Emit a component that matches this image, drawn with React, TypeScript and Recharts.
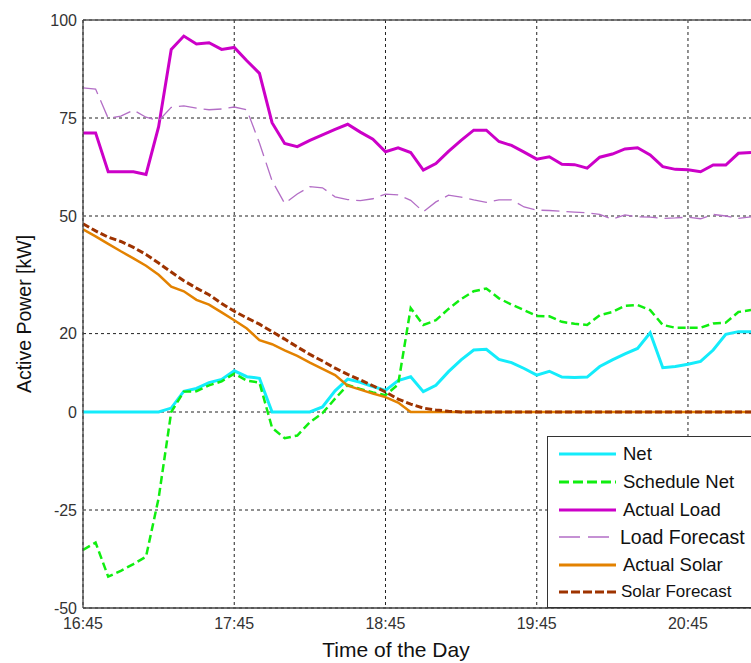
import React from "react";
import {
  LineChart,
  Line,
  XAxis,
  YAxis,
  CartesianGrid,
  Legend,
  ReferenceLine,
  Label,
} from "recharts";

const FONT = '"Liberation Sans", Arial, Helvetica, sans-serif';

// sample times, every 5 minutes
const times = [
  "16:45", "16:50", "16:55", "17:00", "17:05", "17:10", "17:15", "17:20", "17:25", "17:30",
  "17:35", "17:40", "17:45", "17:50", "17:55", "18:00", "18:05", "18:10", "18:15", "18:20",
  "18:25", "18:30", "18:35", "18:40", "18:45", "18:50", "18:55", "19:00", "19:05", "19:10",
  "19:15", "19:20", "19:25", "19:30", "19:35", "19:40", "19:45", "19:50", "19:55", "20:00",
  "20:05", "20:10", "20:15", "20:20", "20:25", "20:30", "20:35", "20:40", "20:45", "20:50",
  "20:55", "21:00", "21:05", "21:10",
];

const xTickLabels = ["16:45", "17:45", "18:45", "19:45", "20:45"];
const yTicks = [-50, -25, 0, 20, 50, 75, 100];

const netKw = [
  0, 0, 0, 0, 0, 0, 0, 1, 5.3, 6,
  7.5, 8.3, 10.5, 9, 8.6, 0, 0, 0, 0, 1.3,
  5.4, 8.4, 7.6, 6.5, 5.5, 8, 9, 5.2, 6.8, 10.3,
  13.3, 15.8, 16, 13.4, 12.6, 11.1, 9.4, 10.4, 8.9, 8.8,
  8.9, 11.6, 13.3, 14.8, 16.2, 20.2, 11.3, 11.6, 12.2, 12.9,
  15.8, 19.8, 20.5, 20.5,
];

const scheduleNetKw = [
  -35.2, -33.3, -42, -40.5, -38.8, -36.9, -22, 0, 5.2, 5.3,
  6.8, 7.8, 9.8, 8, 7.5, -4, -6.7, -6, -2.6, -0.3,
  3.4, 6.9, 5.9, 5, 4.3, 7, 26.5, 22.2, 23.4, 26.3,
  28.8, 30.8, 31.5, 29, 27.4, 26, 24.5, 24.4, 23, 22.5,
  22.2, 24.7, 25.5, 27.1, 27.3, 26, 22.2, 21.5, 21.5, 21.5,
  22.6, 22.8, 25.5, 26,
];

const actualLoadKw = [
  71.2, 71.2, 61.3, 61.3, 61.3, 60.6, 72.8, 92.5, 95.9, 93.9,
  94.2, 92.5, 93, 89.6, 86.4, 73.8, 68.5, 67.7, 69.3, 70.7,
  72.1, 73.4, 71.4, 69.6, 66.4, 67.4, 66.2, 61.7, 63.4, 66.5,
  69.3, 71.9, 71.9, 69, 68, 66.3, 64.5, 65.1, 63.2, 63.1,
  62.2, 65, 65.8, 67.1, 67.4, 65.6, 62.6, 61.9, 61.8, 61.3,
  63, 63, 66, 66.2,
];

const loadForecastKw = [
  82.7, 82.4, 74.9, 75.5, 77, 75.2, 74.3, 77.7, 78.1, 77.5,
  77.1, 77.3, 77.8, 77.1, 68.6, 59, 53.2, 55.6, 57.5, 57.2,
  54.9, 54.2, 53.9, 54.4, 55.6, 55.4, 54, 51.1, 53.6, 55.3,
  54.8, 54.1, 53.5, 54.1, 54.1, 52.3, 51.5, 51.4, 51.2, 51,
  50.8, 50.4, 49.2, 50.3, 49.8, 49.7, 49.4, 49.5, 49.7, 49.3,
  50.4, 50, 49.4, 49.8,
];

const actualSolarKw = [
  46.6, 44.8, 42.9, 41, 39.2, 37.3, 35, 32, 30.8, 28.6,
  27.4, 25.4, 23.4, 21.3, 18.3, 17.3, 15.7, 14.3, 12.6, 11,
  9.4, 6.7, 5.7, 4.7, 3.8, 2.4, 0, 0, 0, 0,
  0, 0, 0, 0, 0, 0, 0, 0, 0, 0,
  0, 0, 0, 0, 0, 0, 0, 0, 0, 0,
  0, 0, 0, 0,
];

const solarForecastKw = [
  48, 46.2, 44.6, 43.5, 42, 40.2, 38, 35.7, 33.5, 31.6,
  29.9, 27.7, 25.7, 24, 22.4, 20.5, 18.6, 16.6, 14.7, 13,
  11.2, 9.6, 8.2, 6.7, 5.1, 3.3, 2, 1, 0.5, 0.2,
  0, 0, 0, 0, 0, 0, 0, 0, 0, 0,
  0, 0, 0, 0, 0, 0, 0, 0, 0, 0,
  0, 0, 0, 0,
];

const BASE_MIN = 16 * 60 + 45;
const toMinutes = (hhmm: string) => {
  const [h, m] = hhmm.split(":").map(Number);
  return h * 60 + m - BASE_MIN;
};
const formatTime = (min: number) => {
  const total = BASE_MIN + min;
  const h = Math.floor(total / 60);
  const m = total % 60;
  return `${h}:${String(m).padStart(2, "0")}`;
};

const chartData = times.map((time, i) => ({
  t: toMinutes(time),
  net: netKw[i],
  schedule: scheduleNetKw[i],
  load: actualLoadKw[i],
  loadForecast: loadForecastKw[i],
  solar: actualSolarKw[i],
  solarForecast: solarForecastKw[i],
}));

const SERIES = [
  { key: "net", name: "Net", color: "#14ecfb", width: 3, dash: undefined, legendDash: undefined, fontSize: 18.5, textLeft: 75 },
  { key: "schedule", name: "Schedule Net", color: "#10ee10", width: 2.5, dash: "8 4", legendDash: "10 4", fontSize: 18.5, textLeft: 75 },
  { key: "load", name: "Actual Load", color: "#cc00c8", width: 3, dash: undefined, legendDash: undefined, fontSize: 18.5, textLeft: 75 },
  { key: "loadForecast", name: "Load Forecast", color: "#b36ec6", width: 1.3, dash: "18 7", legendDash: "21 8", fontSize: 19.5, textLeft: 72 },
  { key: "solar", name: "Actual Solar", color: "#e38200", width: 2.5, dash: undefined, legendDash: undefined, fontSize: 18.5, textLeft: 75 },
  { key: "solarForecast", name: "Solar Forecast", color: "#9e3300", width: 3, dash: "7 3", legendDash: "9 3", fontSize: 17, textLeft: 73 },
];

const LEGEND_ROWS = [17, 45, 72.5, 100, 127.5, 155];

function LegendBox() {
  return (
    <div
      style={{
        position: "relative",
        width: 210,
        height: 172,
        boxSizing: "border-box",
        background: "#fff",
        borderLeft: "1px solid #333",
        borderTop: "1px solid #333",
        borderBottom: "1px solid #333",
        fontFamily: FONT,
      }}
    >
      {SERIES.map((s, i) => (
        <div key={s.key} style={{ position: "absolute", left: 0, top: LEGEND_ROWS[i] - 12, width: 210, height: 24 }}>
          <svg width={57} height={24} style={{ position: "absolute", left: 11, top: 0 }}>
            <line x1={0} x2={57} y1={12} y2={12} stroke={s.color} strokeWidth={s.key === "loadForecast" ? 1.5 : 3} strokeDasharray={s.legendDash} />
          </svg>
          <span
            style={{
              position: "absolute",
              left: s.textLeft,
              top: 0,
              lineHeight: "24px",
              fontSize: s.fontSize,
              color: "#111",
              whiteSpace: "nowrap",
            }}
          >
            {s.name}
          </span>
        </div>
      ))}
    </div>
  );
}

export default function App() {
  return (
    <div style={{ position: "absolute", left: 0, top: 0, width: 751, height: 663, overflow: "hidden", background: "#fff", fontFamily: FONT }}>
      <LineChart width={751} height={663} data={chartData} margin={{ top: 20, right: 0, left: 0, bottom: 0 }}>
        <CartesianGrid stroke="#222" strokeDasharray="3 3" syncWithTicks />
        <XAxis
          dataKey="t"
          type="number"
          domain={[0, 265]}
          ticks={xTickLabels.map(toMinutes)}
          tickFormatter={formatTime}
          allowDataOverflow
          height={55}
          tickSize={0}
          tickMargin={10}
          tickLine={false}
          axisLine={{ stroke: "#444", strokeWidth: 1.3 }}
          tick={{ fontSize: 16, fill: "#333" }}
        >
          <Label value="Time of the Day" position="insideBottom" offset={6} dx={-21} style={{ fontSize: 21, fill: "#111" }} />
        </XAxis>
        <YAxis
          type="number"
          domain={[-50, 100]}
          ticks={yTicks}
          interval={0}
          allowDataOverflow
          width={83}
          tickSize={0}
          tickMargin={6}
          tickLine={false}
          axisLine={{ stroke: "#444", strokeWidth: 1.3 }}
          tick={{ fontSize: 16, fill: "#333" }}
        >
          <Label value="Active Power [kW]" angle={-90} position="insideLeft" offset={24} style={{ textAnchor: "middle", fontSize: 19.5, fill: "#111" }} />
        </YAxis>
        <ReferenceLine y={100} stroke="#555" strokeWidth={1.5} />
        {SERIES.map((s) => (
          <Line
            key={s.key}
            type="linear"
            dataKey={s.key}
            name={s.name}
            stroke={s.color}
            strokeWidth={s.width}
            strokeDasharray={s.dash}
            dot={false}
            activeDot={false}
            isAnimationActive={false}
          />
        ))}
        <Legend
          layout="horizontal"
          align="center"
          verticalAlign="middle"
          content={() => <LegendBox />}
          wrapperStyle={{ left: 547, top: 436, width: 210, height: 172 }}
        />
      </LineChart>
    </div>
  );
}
######
§ Written problem: Skip the pictures and restate exactly the lines from the beginning of the listing to the line with "Arial, Helvetica, sans-serif';", that line included.

§ Reply to the task:
Emit a component that matches this image, drawn with React, TypeScript and Recharts.
import React from "react";
import {
  LineChart,
  Line,
  XAxis,
  YAxis,
  CartesianGrid,
  Legend,
  ReferenceLine,
  Label,
} from "recharts";

const FONT = '"Liberation Sans", Arial, Helvetica, sans-serif';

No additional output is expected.